Airline pilot here …
In general in the airline industry there is NO premium pay for holidays, and only trivial premium pay, if any, for night/weekend/3rd shift work. At least that’s true for pilots & flight attendants. Unionized ground staff have a greater likelihood of some premium pay for some things.
Having major holidays off is, in general, very popular and you have to be fairly senior to get Christmas or Thanksgiving off. Groundhog Day or President’s Day less so.
The fallacy in the OP’s question is in the details of seniority. Speaking just to pilots:
A typical big airline flies 5 or more types of aircraft. Each aircraft has 2 crew positions. That means there are ten separate jobs at the airline, all of which are “pilot”. The distribution of jobs follows seniority, but people only change jobs every few years.
An individual pilot starts out as First Officer on the smallest, lowest paying airplane and (with luck) moves up in aircraft size & pay, then eventually over to the Captain’s position on the smallest, lowest paying airplane, then (with luck) moves up to the larger and larger aircraft until mandatory retirement cuts off his/her career. So in 30-ish years he/she may hold only 6 or 8 different jobs total.

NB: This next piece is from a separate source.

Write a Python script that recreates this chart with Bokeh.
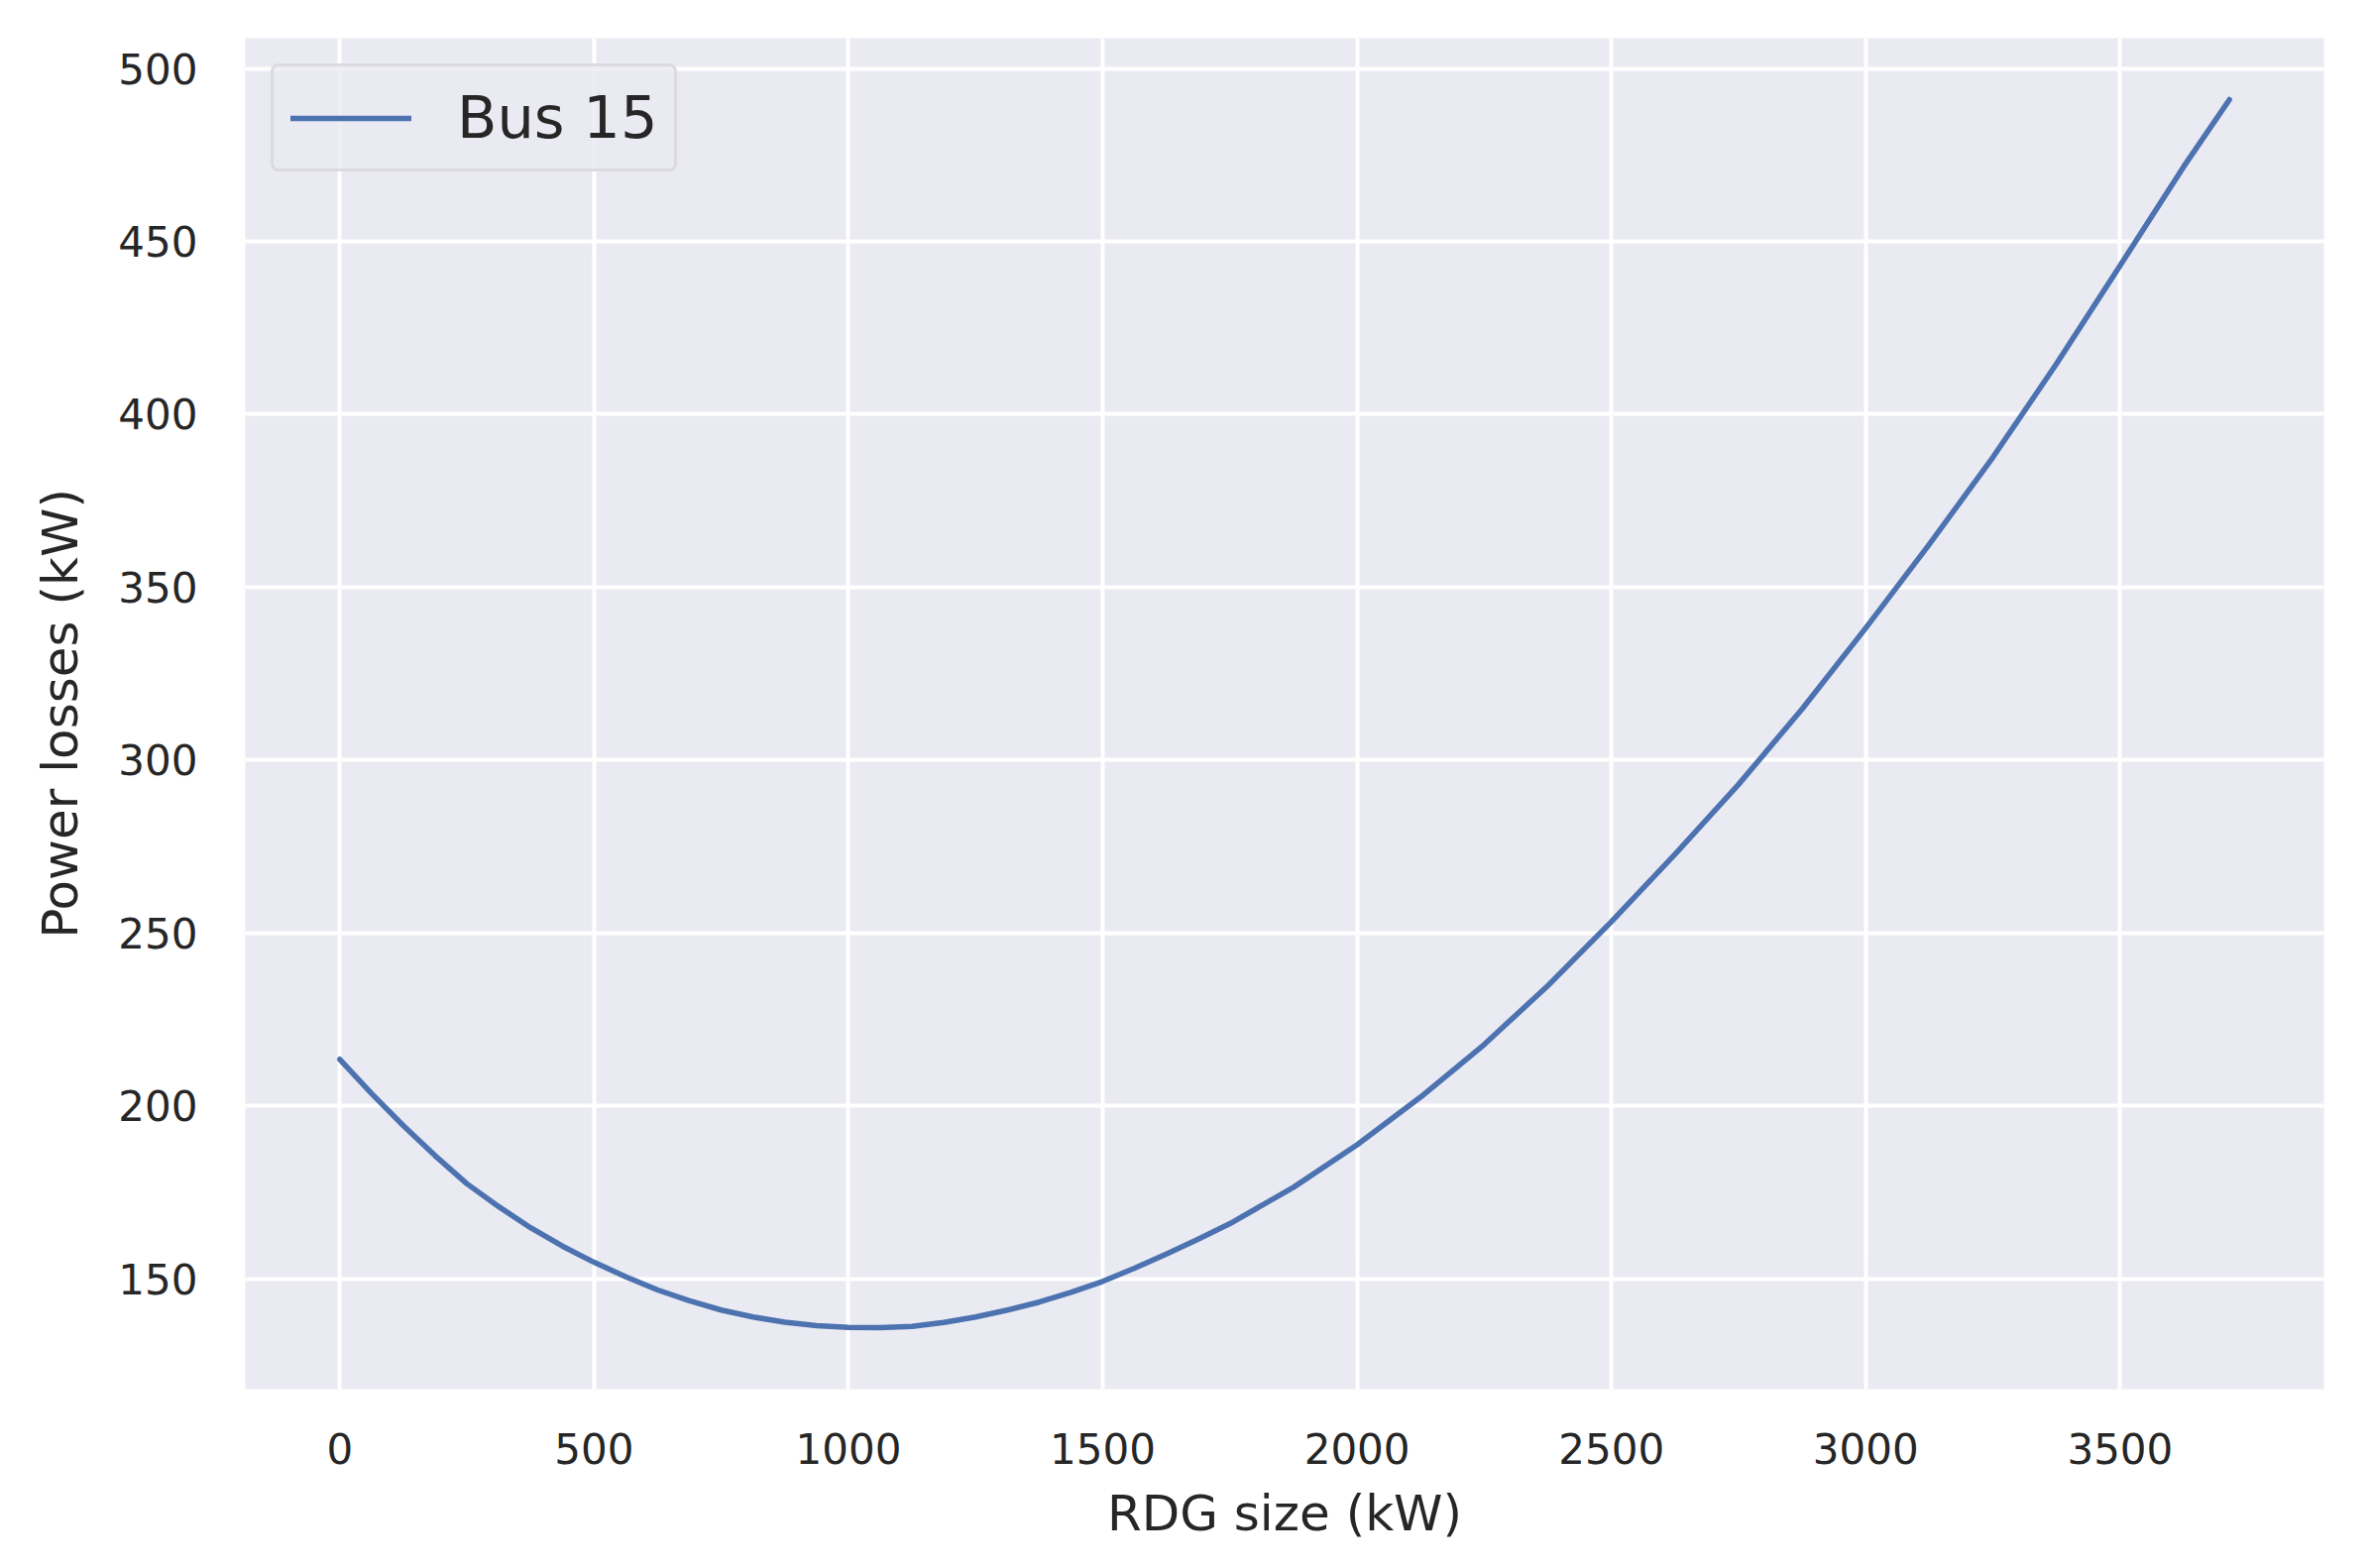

Looking at a hypothetical airline … say you’ve got 50 very senior guys who fly, say, 777 Captain. Then you’ve got another 100 almost-as-senior guys who fly the 767 as Captain. Then 200 757 Captains, then 400 737 Captains, then you get to the First Officers (co-pilots). Again we have about the same numbers: 50 777 F/Os, 100 767 F/Os, 200 757 F/Os, and 400 737 F/Os.
That’s 1500 guys (and probably 25 gals), enough for a decent sized airline. There are a bunch of details I’m leaving out, but this is a pretty good sketch of how an airline is staffed.

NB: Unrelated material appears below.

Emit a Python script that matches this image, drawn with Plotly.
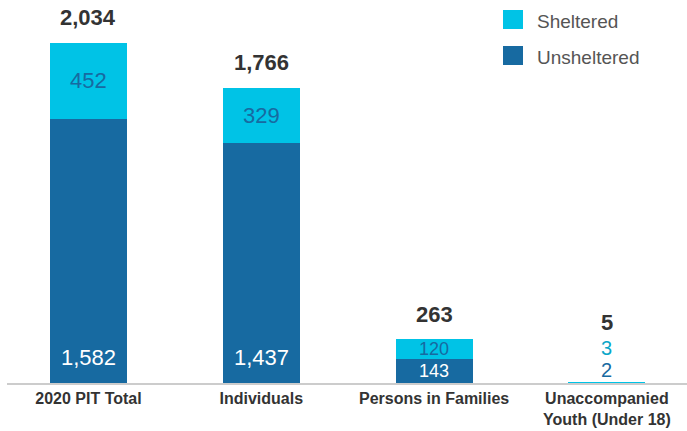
import plotly.graph_objects as go

categories = ["2020 PIT Total", "Individuals", "Persons in Families",
              "Unaccompanied Youth (Under 18)"]
tick_labels = ["2020 PIT Total", "Individuals", "Persons in Families",
               "Unaccompanied<br>Youth (Under 18)"]
unsheltered = [1582, 1437, 143, 2]
sheltered = [452, 329, 120, 3]
totals = [2034, 1766, 263, 5]

C_SH = "#00c3e6"
C_UN = "#176aa1"
FONT = "Liberation Sans"

W, H = 687, 431
L, R, T, B = 7, 0, 20, 48
plot_w = W - L - R
plot_h = H - T - B
ymax = max(totals) * 1.0676
ppu = plot_h / ymax

fig = go.Figure()
fig.add_trace(go.Bar(name="Unsheltered", x=categories, y=unsheltered,
                     marker=dict(color=C_UN, line=dict(width=0)),
                     width=0.4456, hoverinfo="x+y+name"))
fig.add_trace(go.Bar(name="Sheltered", x=categories, y=sheltered,
                     marker=dict(color=C_SH, line=dict(width=0)),
                     width=0.4456, hoverinfo="x+y+name"))

ann = []
for i, cat in enumerate(categories):
    hu = unsheltered[i] * ppu
    hs = sheltered[i] * ppu
    if hu >= 20 and hs >= 18:
        fs = 22 if min(hu, hs) >= 30 else 18
        ann.append(dict(x=cat, y=0, yanchor="middle", yshift=min(26, hu / 2),
                        text=f"{unsheltered[i]:,}", showarrow=False,
                        font=dict(family=FONT, size=fs, color="white")))
        ann.append(dict(x=cat, y=unsheltered[i] + sheltered[i] / 2, yanchor="middle",
                        text=f"{sheltered[i]:,}", showarrow=False,
                        font=dict(family=FONT, size=fs, color=C_UN)))
        ann.append(dict(x=cat, y=totals[i], yanchor="middle", yshift=25,
                        text=f"<b>{totals[i]:,}</b>", showarrow=False,
                        font=dict(family=FONT, size=22, color="#333333")))
    else:
        ann.append(dict(x=cat, y=totals[i], yanchor="middle", yshift=12,
                        text=f"{unsheltered[i]:,}", showarrow=False,
                        font=dict(family=FONT, size=20, color=C_UN)))
        ann.append(dict(x=cat, y=totals[i], yanchor="middle", yshift=34,
                        text=f"{sheltered[i]:,}", showarrow=False,
                        font=dict(family=FONT, size=20, color="#0aa6c8")))
        ann.append(dict(x=cat, y=totals[i], yanchor="middle", yshift=60,
                        text=f"<b>{totals[i]:,}</b>", showarrow=False,
                        font=dict(family=FONT, size=22, color="#333333")))

def px_x(px):
    return (px - L) / plot_w

def px_y(py):
    return (H - B - py) / plot_h

shapes = []
for (y0, y1, col, name, yc) in [(10, 29, C_SH, "Sheltered", 22),
                                (46, 65, C_UN, "Unsheltered", 58)]:
    shapes.append(dict(type="rect", xref="paper", yref="paper",
                       x0=px_x(503), x1=px_x(523), y0=px_y(y1), y1=px_y(y0),
                       fillcolor=col, line=dict(width=0)))
    ann.append(dict(xref="paper", yref="paper", x=px_x(535), y=px_y(yc),
                    xanchor="left", yanchor="middle", text=name, showarrow=False,
                    font=dict(family=FONT, size=19, color="#555555")))

fig.update_layout(
    barmode="stack",
    width=W, height=H,
    margin=dict(l=L, r=R, t=T, b=B),
    paper_bgcolor="white", plot_bgcolor="white",
    showlegend=False,
    annotations=ann,
    shapes=shapes,
    xaxis=dict(type="category", categoryorder="array", categoryarray=categories,
               range=[-0.4716, 3.4635], tickvals=categories, ticktext=tick_labels,
               showline=True, linecolor="#cccccc", linewidth=1.5, ticks="",
               showgrid=False, zeroline=False,
               tickfont=dict(family=FONT, size=16, color="#333333", weight="bold")),
    yaxis=dict(range=[0, ymax], visible=False, showgrid=False, zeroline=False),
    font=dict(family=FONT),
)

fig.write_html("out.html", config={"displayModeBar": False},
               post_script="document.body.style.margin='0';document.body.style.overflow='hidden';")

Now it’s time to decide who works Christmas. About 1/2 the people are working any given day.
So the top 25 of the 50 777 captains take Xmas off, and the next 25 work. These guys are very, very senior in an absolute sense, but are junior amongst the 777 Captains. They fly the crappy trips on the crappy days.
Now we have to crew the 767 operation. Guess what, the top 50 take Xmas off, and the bottom 50 work. Those are still some damn senior guys, but they’re doing the transcon redeye (which torture ought to be against the Geneva Convention) every Saturday night / Sunday morning while the senior guys do the banker’s hours ORD-LAX & back day trip on Tue-Thu.
Even among carriers that only fly one aircraft type and therefore only have 2 jobs, not 10, you still have the effect that the juniormost Captain out there is roughly 1/2 way up the seniority list and has been doing the job for quite awhile. And even though the bottom-most, least experienced First Officer is working XMas, so is the F/O almost halfway up the F/O ladder, i.e. 1/4 way up the total career ladder.
So amongst pilots the idea that only the newbies are working XMas is definitely faulty.
Conversely, most carriers do not segregate their flight attendants by aircraft type. They may segregate between international and domestic, but that’s about it. So on Xmas you’ll definitely see fewer dinosaurs and more young’uns. Although now that the carriers are hiring a lot of mid/late-40s ex-wives as F/As, age is no longer the reliable proxy for seniority it once was. Back in the 60s it was common for F/A hiring standards to be between age 20 and 22 only.
Finally, as to accident rate … the US airline industry only wrecks a handful of airplanes a year; how would you expect to see a difference in accident rate between, say, the 5 major holidays and the rest of the year when it’d take a couple hundred years to get a decent sample size?
So, no, in my humble (but professional) opinion, there is not a difference in safety between holiday and non-holiday air travel.
If the statistics somehow proved me wrong, I’d expect the majority of the difference to be attributable to worse weather agross the Big 3 holidays, T-Day, XMas, and NY, and/or additional psychological / emotional distraction leading to reduced crew / controller performance, rather than to seniority/juniority. There are provably more divorces, deaths, and suicides during the heavy Holiday season. Crewmembers are’t immune to the same emotional pressures.